The researchers’ approach leveraged self-supervised learning, in which unlabeled data is used in conjunction with small amounts of labeled data to produce an improvement in learning accuracy, to train an agent from scratch on a limited number of reference images. By modeling the system’s action states (i.e., paintbrush configurations like length, orientation, and brush size) mathematically and by replacing the goal state of failures with its final state, the team generated a paired corpus with positive rewards, which they supplied to the AI model such that it learned to paint reference images in the desired artistic style.
It wasn’t smooth sailing — at least not at first. The researchers note that typically, only a small portion of actions sampled by the system had positive rewards, a problem they addressed with a reinforcement learning technique that used the goal state as paired data to train a policy (a set of actions in response to states). But the generated policy wasn’t particularly robust, because the paired data used to train it consisted only of actions with positive rewards (which made it difficult to recover from undesirable actions that returned negative rewards) and states that were the result of successive series of actions. Solving this required reinforcement learning once again: It added noise to the action that helped to generalize the model, and it optimized the model’s actions with rewards.
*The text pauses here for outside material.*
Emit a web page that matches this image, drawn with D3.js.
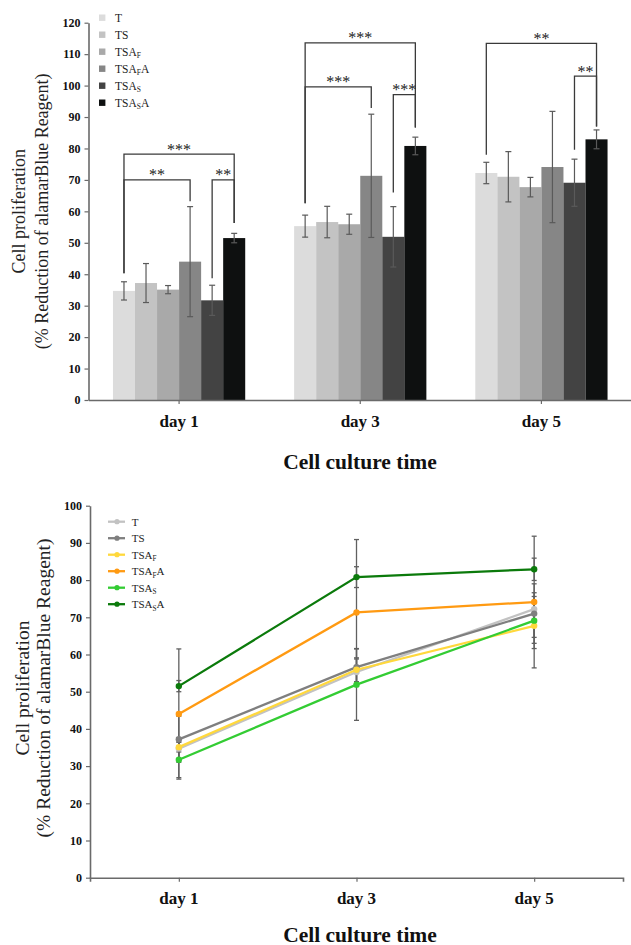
<!DOCTYPE html>
<html>
<head>
<meta charset="utf-8">
<script src="https://cdn.jsdelivr.net/npm/d3@7/dist/d3.min.js"></script>
<style>
  html, body { margin: 0; padding: 0; background: #fff; }
  svg { display: block; font-family: "Liberation Serif", "Times New Roman", serif; }
</style>
</head>
<body>
<svg id="chart" width="631" height="945"></svg>
<script>
// ---------------- data ----------------
const days = ["day 1", "day 3", "day 5"];
const seriesNames = ["T", "TS", "TSA_F", "TSA_FA", "TSA_S", "TSA_SA"];

const meanT      = [34.7, 55.3, 72.2];
const meanTS     = [37.2, 56.6, 71.0];
const meanTSAF   = [35.1, 55.9, 67.7];
const meanTSAFA  = [44.0, 71.3, 74.1];
const meanTSAS   = [31.7, 51.9, 69.1];
const meanTSASA  = [51.5, 80.8, 82.9];

const errT      = [2.9, 3.5, 3.4];
const errTS     = [6.2, 5.0, 8.0];
const errTSAF   = [1.3, 3.2, 3.1];
const errTSAFA  = [17.5, 19.6, 17.7];
const errTSAS   = [4.8, 9.6, 7.5];
const errTSASA  = [1.5, 2.8, 3.0];

const barTicks  = [0, 10, 20, 30, 40, 50, 60, 70, 80, 90, 100, 110, 120];
const lineTicks = [0, 10, 20, 30, 40, 50, 60, 70, 80, 90, 100];

// significance brackets: day index, series from/to, bracket level, leg ends (data units)
const bracketDay   = [0, 0, 0, 1, 1, 1, 2, 2];
const bracketFrom  = [0, 0, 4, 0, 0, 4, 0, 4];
const bracketTo    = [5, 3, 5, 5, 3, 5, 5, 5];
const bracketLevel = [78.2, 70, 70, 113.6, 99.6, 97.1, 113.4, 103];
const bracketFromEnd = [40.3, 40.3, 38.7, 62.6, 62.6, 66, 78, 79.6];
const bracketToEnd   = [56.3, 63.2, 56.3, 86.7, 92.9, 86.7, 87, 87];
const bracketLabel = ["***", "**", "**", "***", "***", "***", "**", "**"];

const means = [meanT, meanTS, meanTSAF, meanTSAFA, meanTSAS, meanTSASA];
const errs  = [errT, errTS, errTSAF, errTSAFA, errTSAS, errTSASA];

const barColors  = ["#dcdcdc", "#c3c3c3", "#a9a9a9", "#868686", "#434343", "#0e1010"];
const lineColors = ["#c2c2c2", "#7f7f7f", "#ffd83c", "#ff9a12", "#33cc33", "#0b7a0b"];

const svg = d3.select("#chart");
const axisColor = "#6a6a6a";

function labelParts(sel, name, subSize, subShift) {
  const m = name.match(/^([A-Z]+)_([A-Z])(A?)$/);
  if (!m) { sel.append("tspan").text(name); return; }
  sel.append("tspan").text(m[1]);
  sel.append("tspan").attr("font-size", subSize).attr("dy", subShift).text(m[2]);
  if (m[3]) sel.append("tspan").attr("dy", -subShift).text(m[3]);
}

function styleAxis(g) {
  g.selectAll(".domain").attr("stroke", axisColor).attr("stroke-width", 1.6);
  g.selectAll(".tick line").attr("stroke", axisColor).attr("stroke-width", 1.2);
}

// ================= TOP: grouped bar chart =================
(function () {
  const yTop = 22.7, yBot = 400;
  const y = d3.scaleLinear().domain([0, 120]).range([yBot, yTop]);
  const x0 = d3.scaleBand().domain(days).range([88.5, 632]).paddingInner(0.27).paddingOuter(0.135);
  const x1 = d3.scaleBand().domain(d3.range(seriesNames.length)).range([0, x0.bandwidth()]).padding(0);
  const g = svg.append("g");

  // bars
  days.forEach((d, di) => {
    seriesNames.forEach((s, si) => {
      g.append("rect")
        .attr("x", x0(d) + x1(si))
        .attr("y", y(means[si][di]))
        .attr("width", x1.bandwidth())
        .attr("height", y(0) - y(means[si][di]))
        .attr("fill", barColors[si]);
    });
  });
  // error bars
  days.forEach((d, di) => {
    seriesNames.forEach((s, si) => {
      const cx = x0(d) + x1(si) + x1.bandwidth() / 2;
      const hi = y(means[si][di] + errs[si][di]);
      const lo = y(means[si][di] - errs[si][di]);
      const eg = g.append("g").attr("stroke", "#5a5a5a").attr("stroke-width", 1.2);
      eg.append("line").attr("x1", cx).attr("x2", cx).attr("y1", hi).attr("y2", lo);
      eg.append("line").attr("x1", cx - 3).attr("x2", cx + 3).attr("y1", hi).attr("y2", hi);
      eg.append("line").attr("x1", cx - 3).attr("x2", cx + 3).attr("y1", lo).attr("y2", lo);
    });
  });

  // significance brackets
  bracketDay.forEach((di, i) => {
    const d = days[di];
    const xa = x0(d) + x1(bracketFrom[i]) + x1.bandwidth() / 2;
    const xb = x0(d) + x1(bracketTo[i]) + x1.bandwidth() / 2;
    const yl = y(bracketLevel[i]);
    g.append("path")
      .attr("d", `M${xa},${y(bracketFromEnd[i])}V${yl}H${xb}V${y(bracketToEnd[i])}`)
      .attr("fill", "none").attr("stroke", "#3a3a3a").attr("stroke-width", 1.3);
    g.append("text")
      .attr("x", (xa + xb) / 2).attr("y", yl + 0.5)
      .attr("text-anchor", "middle").attr("font-size", 16).attr("fill", "#222")
      .text(bracketLabel[i]);
  });

  // axes
  const ya = g.append("g").attr("transform", "translate(88.5,0)")
    .call(d3.axisLeft(y).tickValues(barTicks).tickSize(4).tickPadding(4).tickSizeOuter(0));
  ya.selectAll("text").attr("font-size", 12).attr("font-weight", "bold").attr("fill", "#111")
    .attr("font-family", "Liberation Serif");
  styleAxis(ya);
  const xa = g.append("g").attr("transform", `translate(0,${yBot})`)
    .call(d3.axisBottom(x0).tickSize(4).tickSizeOuter(0).tickFormat(() => ""));
  styleAxis(xa);
  days.forEach(d => {
    g.append("text").attr("x", x0(d) + x0.bandwidth() / 2).attr("y", 427)
      .attr("text-anchor", "middle").attr("font-size", 17).attr("font-weight", "bold")
      .attr("fill", "#111").text(d);
  });
  g.append("text").attr("x", 360).attr("y", 469).attr("text-anchor", "middle")
    .attr("font-size", 21.5).attr("font-weight", "bold").attr("fill", "#111").text("Cell culture time");

  // y label
  const yc = (yTop + yBot) / 2;
  g.append("text").attr("transform", `translate(18.3,${yc}) rotate(-90)`).attr("dy", "0.35em")
    .attr("text-anchor", "middle").attr("font-size", 18).attr("fill", "#222").text("Cell proliferation");
  g.append("text").attr("transform", `translate(41.7,${yc}) rotate(-90)`).attr("dy", "0.35em")
    .attr("text-anchor", "middle").attr("font-size", 18).attr("fill", "#222").text("(% Reduction of alamarBlue Reagent)");

  // legend
  seriesNames.forEach((s, si) => {
    const ly = 17.7 + si * 17;
    g.append("rect").attr("x", 99).attr("y", ly - 3.2).attr("width", 6.4).attr("height", 6.4).attr("fill", barColors[si]);
    const t = g.append("text").attr("x", 115).attr("y", ly + 4).attr("font-size", 11.5).attr("fill", "#222");
    labelParts(t, s, 7.5, 2.5);
  });
})();

// ================= BOTTOM: line chart =================
(function () {
  const yTop = 505.7, yBot = 877.7;
  const y = d3.scaleLinear().domain([0, 100]).range([yBot, yTop]);
  const x = d3.scalePoint().domain(days).range([90, 623]).padding(0.5);
  const g = svg.append("g");

  // axes
  const ya = g.append("g").attr("transform", "translate(90,0)")
    .call(d3.axisLeft(y).tickValues(lineTicks).tickSize(4).tickPadding(4).tickSizeOuter(0));
  ya.selectAll("text").attr("font-size", 12).attr("font-weight", "bold").attr("fill", "#111")
    .attr("font-family", "Liberation Serif");
  styleAxis(ya);
  const xa = g.append("g").attr("transform", `translate(0,${yBot})`)
    .call(d3.axisBottom(x).tickSize(4).tickSizeOuter(4).tickFormat(() => ""));
  styleAxis(xa);
  days.forEach(d => {
    g.append("text").attr("x", x(d)).attr("y", 903.5)
      .attr("text-anchor", "middle").attr("font-size", 17).attr("font-weight", "bold")
      .attr("fill", "#111").text(d);
  });
  g.append("text").attr("x", 360).attr("y", 941.5).attr("text-anchor", "middle")
    .attr("font-size", 21.5).attr("font-weight", "bold").attr("fill", "#111").text("Cell culture time");

  const yc = 688;
  g.append("text").attr("transform", `translate(21.7,${yc}) rotate(-90)`).attr("dy", "0.35em")
    .attr("text-anchor", "middle").attr("font-size", 19.5).attr("fill", "#222").text("Cell proliferation");
  g.append("text").attr("transform", `translate(43.5,${yc}) rotate(-90)`).attr("dy", "0.35em")
    .attr("text-anchor", "middle").attr("font-size", 19.5).attr("fill", "#222").text("(% Reduction of alamarBlue Reagent)");

  // error bars
  seriesNames.forEach((s, si) => {
    days.forEach((d, di) => {
      const cx = x(d);
      const hi = y(means[si][di] + errs[si][di]);
      const lo = y(means[si][di] - errs[si][di]);
      const eg = g.append("g").attr("stroke", "#606060").attr("stroke-width", 1.3);
      eg.append("line").attr("x1", cx).attr("x2", cx).attr("y1", hi).attr("y2", lo);
      eg.append("line").attr("x1", cx - 2.5).attr("x2", cx + 2.5).attr("y1", hi).attr("y2", hi);
      eg.append("line").attr("x1", cx - 2.5).attr("x2", cx + 2.5).attr("y1", lo).attr("y2", lo);
    });
  });

  // lines
  const line = d3.line().x((v, i) => x(days[i])).y(v => y(v));
  seriesNames.forEach((s, si) => {
    g.append("path").datum(means[si]).attr("d", line)
      .attr("fill", "none").attr("stroke", lineColors[si]).attr("stroke-width", 2.3);
    g.selectAll(null).data(means[si]).enter().append("circle")
      .attr("cx", (v, i) => x(days[i])).attr("cy", v => y(v)).attr("r", 3.2)
      .attr("fill", lineColors[si]);
  });

  // legend
  seriesNames.forEach((s, si) => {
    const ly = 521.7 + si * 16.5;
    g.append("line").attr("x1", 108).attr("x2", 125).attr("y1", ly).attr("y2", ly)
      .attr("stroke", lineColors[si]).attr("stroke-width", 2.3);
    g.append("circle").attr("cx", 117).attr("cy", ly).attr("r", 2.6).attr("fill", lineColors[si]);
    const t = g.append("text").attr("x", 131.7).attr("y", ly + 4).attr("font-size", 11).attr("fill", "#222");
    labelParts(t, s, 7.2, 2.5);
  });
})();
</script>
</body>
</html>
The end result? An AI framework that could execute painting actions with parameters describing stroke size, color, and positional information and update a canvas accordingly, with a reward function that evaluated the distance between the current state and the goal state. To compile a training data set, the team drew random patches from reference images in a specific style at varying scales and sampled the patches to a fixed size. They fed these to the model, which after an hour of training was able to reproduce a 1,000 x 800 image with 20,000 strokes on a PC with a 16-core processor and an Nvidia GTX 1080 graphics chip in less than a minute.
The researchers note that the trained model’s generalization is highly dependent on the training data and that their method is based on a fairly basic painting environment, but they say that the combination of self-supervised and reinforcement learning greatly improves the policy’s efficiency and performance. The team leaves to future work incorporating stroke parameters like brush size, color, and position, as well as building a model-based reinforcement learning framework that can be built into a painting simulator.